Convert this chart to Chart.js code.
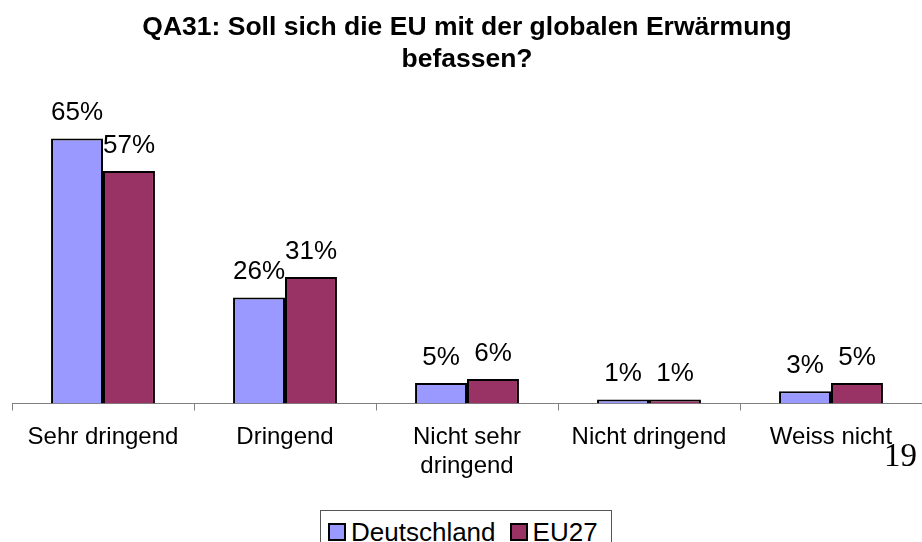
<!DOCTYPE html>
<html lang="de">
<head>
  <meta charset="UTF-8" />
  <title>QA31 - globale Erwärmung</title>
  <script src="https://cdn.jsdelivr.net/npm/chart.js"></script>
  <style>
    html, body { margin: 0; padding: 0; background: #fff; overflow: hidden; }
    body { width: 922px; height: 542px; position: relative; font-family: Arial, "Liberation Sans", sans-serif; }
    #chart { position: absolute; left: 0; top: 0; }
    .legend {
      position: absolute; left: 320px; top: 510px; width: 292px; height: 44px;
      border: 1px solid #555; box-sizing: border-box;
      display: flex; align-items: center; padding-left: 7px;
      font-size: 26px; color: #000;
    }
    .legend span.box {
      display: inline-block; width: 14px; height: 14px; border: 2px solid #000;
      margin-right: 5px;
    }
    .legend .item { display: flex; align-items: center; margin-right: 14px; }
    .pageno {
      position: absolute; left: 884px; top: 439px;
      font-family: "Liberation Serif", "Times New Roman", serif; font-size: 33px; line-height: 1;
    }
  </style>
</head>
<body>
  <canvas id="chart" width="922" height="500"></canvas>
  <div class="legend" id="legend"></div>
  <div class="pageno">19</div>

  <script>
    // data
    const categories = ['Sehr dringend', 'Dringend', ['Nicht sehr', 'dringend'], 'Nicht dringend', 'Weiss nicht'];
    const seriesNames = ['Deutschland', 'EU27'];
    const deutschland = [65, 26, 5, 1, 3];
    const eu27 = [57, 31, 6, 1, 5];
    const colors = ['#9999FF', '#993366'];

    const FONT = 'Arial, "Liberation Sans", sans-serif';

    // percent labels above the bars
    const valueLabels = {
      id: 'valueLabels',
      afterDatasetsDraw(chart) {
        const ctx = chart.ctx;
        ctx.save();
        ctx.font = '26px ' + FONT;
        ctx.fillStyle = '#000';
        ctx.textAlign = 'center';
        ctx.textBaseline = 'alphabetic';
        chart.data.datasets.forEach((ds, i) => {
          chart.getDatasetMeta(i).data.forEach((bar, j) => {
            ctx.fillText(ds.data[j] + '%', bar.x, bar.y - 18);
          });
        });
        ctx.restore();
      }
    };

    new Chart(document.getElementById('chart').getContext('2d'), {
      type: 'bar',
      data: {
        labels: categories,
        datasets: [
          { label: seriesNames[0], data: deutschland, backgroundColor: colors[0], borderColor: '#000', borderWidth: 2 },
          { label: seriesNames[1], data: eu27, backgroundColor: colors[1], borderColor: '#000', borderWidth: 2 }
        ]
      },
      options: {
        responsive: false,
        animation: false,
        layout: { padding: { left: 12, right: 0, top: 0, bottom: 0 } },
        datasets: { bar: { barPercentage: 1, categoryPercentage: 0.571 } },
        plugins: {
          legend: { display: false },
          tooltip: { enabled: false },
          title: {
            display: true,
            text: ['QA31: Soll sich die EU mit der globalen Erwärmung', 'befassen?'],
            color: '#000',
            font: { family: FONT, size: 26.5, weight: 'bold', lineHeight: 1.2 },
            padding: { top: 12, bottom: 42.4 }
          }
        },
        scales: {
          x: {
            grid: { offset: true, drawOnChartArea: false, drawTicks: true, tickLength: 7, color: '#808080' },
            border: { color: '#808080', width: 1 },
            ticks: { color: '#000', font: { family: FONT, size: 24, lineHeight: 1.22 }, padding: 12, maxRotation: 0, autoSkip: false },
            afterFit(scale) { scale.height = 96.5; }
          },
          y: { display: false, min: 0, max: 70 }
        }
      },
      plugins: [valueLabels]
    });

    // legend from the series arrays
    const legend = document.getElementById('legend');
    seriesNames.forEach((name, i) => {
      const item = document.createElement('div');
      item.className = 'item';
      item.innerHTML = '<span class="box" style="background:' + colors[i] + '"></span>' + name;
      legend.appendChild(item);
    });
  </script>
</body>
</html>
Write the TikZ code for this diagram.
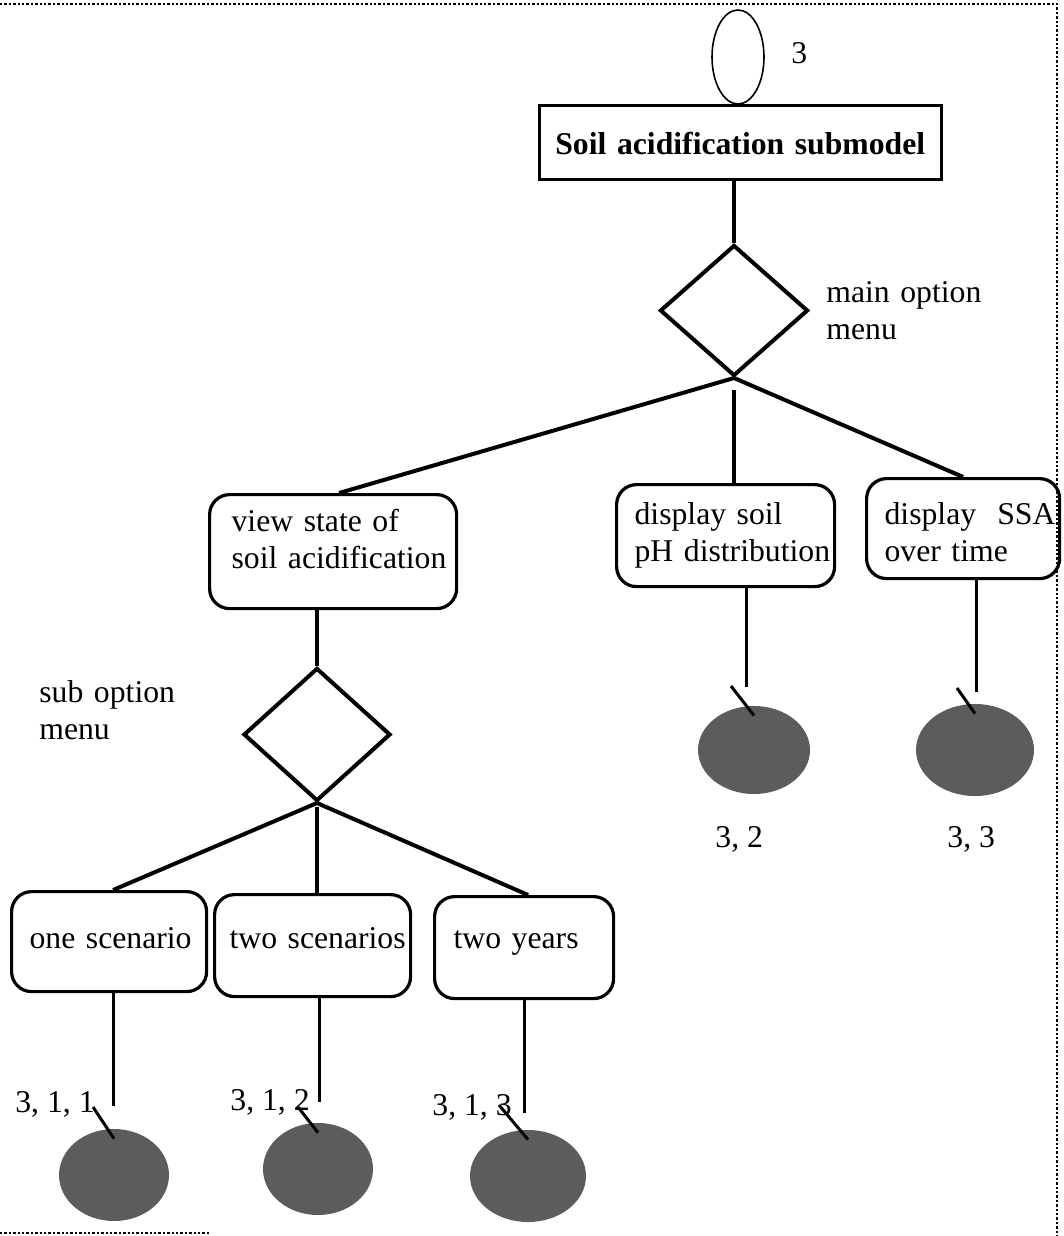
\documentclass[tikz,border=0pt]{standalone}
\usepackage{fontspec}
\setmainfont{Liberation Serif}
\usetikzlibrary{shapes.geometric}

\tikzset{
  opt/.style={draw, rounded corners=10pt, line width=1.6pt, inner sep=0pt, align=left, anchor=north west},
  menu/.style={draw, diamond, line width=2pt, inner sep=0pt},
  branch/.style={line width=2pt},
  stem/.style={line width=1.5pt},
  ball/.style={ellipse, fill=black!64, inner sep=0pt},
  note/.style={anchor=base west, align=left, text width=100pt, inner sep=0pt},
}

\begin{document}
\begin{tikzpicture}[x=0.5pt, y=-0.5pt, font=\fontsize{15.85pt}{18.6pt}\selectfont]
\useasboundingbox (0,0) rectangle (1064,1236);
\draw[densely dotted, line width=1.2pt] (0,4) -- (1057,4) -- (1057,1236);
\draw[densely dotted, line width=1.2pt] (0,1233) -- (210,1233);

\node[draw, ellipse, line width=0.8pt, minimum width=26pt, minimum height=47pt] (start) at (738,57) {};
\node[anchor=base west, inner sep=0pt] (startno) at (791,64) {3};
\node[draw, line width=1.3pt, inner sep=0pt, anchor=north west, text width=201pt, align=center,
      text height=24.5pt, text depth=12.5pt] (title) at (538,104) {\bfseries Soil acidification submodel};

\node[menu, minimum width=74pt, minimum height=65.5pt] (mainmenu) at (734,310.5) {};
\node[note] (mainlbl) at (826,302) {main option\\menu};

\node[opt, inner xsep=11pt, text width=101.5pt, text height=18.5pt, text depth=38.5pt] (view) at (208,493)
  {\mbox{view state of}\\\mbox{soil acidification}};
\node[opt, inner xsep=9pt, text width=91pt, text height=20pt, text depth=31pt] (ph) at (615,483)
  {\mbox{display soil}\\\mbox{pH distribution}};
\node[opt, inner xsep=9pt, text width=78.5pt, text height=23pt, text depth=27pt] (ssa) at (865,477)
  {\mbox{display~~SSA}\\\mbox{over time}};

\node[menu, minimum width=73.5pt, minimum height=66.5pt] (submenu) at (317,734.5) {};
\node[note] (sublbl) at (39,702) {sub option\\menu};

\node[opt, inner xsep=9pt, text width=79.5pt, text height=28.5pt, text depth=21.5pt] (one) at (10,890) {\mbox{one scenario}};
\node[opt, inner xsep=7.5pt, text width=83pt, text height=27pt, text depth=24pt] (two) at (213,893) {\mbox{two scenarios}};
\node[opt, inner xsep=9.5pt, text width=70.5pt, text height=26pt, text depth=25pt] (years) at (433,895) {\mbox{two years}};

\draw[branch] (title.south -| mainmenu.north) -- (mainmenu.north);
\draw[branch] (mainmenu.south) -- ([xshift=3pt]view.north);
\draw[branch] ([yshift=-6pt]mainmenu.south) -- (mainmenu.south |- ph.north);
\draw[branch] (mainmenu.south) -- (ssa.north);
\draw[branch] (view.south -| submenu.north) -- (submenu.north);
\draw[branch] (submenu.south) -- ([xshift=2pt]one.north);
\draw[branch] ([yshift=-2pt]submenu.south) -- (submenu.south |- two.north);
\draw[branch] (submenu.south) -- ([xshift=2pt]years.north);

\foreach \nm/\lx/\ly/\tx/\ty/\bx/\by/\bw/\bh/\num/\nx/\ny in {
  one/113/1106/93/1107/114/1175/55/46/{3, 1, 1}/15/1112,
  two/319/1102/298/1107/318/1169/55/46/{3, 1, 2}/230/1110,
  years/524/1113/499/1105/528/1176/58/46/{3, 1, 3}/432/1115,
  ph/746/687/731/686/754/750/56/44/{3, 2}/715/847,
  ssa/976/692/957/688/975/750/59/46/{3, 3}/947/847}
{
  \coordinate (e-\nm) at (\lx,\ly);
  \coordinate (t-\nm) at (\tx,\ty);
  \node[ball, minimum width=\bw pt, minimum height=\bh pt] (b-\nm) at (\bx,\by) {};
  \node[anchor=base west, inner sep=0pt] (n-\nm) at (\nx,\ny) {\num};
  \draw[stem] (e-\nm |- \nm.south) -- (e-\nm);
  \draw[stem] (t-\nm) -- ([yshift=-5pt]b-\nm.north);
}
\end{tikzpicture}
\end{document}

* Stated problem *
The lines to print start at the line containing "Write the TikZ code for this diagram." and end at the line containing "(mainlbl) at (826,302)"; print them exactly, both ends included, and leave out every picture.

* Task output *
Write the TikZ code for this diagram.
\documentclass[tikz,border=0pt]{standalone}
\usepackage{fontspec}
\setmainfont{Liberation Serif}
\usetikzlibrary{shapes.geometric}

\tikzset{
  opt/.style={draw, rounded corners=10pt, line width=1.6pt, inner sep=0pt, align=left, anchor=north west},
  menu/.style={draw, diamond, line width=2pt, inner sep=0pt},
  branch/.style={line width=2pt},
  stem/.style={line width=1.5pt},
  ball/.style={ellipse, fill=black!64, inner sep=0pt},
  note/.style={anchor=base west, align=left, text width=100pt, inner sep=0pt},
}

\begin{document}
\begin{tikzpicture}[x=0.5pt, y=-0.5pt, font=\fontsize{15.85pt}{18.6pt}\selectfont]
\useasboundingbox (0,0) rectangle (1064,1236);
\draw[densely dotted, line width=1.2pt] (0,4) -- (1057,4) -- (1057,1236);
\draw[densely dotted, line width=1.2pt] (0,1233) -- (210,1233);

\node[draw, ellipse, line width=0.8pt, minimum width=26pt, minimum height=47pt] (start) at (738,57) {};
\node[anchor=base west, inner sep=0pt] (startno) at (791,64) {3};
\node[draw, line width=1.3pt, inner sep=0pt, anchor=north west, text width=201pt, align=center,
      text height=24.5pt, text depth=12.5pt] (title) at (538,104) {\bfseries Soil acidification submodel};

\node[menu, minimum width=74pt, minimum height=65.5pt] (mainmenu) at (734,310.5) {};
\node[note] (mainlbl) at (826,302) {main option\\menu};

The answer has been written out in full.